1.2 Weighted Bag-of-Words: TF-IDF

Bag-of-words comparisons are not very good when all tokens are treated the same: some tokens are more important than others. Weights give us a way to specify which tokens to favor. With weights, when we compare documents, instead of counting common tokens, we sum up the weights of common tokens.

A good heuristic for assigning weights is called “Term-Frequency/Inverse-Document-Frequency,” or TF-IDF for short.

TF
TF rewards tokens that appear many times in the same document.

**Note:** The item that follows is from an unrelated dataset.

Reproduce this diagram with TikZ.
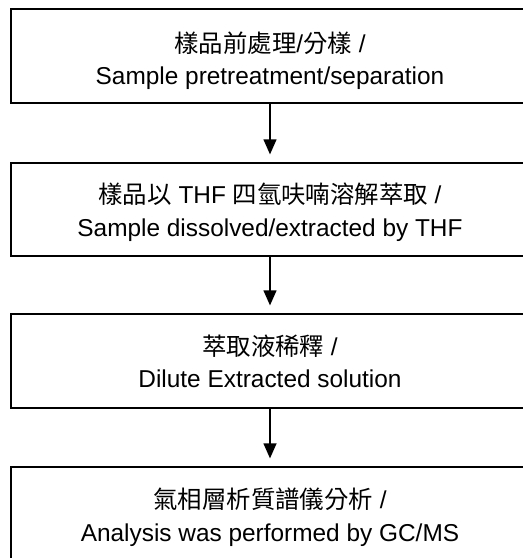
\documentclass[tikz,border=0pt]{standalone}
\usepackage{fontspec}
\setmainfont{Liberation Sans}
\newfontfamily\cjk{Noto Sans CJK TC}
\usetikzlibrary{arrows.meta}
\begin{document}
\begin{tikzpicture}[x=1pt,y=-1pt,
  stepbox/.style={draw, line width=1.3pt, minimum width=518pt, inner sep=0pt},
  steptext/.style={anchor=base, align=center, inner sep=0pt,
    font=\fontsize{24.4pt}{32.5pt}\selectfont},
  flow/.style={line width=1.3pt, -{Triangle[length=15pt,width=13pt]}, shorten >=8pt}]
\useasboundingbox (0,0) rectangle (523,558);
\node[stepbox, minimum height=94pt] (b1) at (270,56) {};
\node[stepbox, minimum height=93pt] (b2) at (270,209.5) {};
\node[stepbox, minimum height=94pt] (b3) at (270,361) {};
\node[stepbox, minimum height=94pt] (b4) at (270,514) {};
\node[steptext] (t1) at (270,84.5) {{\cjk 樣品前處理}/{\cjk 分樣} /\\Sample pretreatment/separation};
\node[steptext] (t2) at (270,236) {{\cjk 樣品以} THF {\cjk 四氫呋喃溶解萃取} /\\Sample dissolved/extracted by THF};
\node[steptext] (t3) at (270,387.5) {{\cjk 萃取液稀釋} /\\Dilute Extracted solution};
\node[steptext] (t4) at (270,541) {{\cjk 氣相層析質譜儀分析} /\\Analysis was performed by GC/MS};
\draw[flow] (b1) -- (b2);
\draw[flow] (b2) -- (b3);
\draw[flow] (b3) -- (b4);
\end{tikzpicture}
\end{document}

It is computed as the frequency of a token in a document, that is, if document d contains 100 tokens and token t appears in d 5 times, then the TF weight of t in d is 5/100 = 1/20. The intuition for TF is that if a word occurs often in a document, then it is more important to the meaning of the document.

IDF
IDF rewards tokens that are rare overall in a data set. The intuition is that it is more significant if two documents share a rare word than a common one. IDF weight for a token, t, in a set of documents, U, is computed as follows:

Let N be the total number of documents in U
Find n(t), the number of documents in U that contain t
Then IDF(t) = N/n(t).
Note that n(t)/N is the frequency of t in U, and N/n is the inverse frequency.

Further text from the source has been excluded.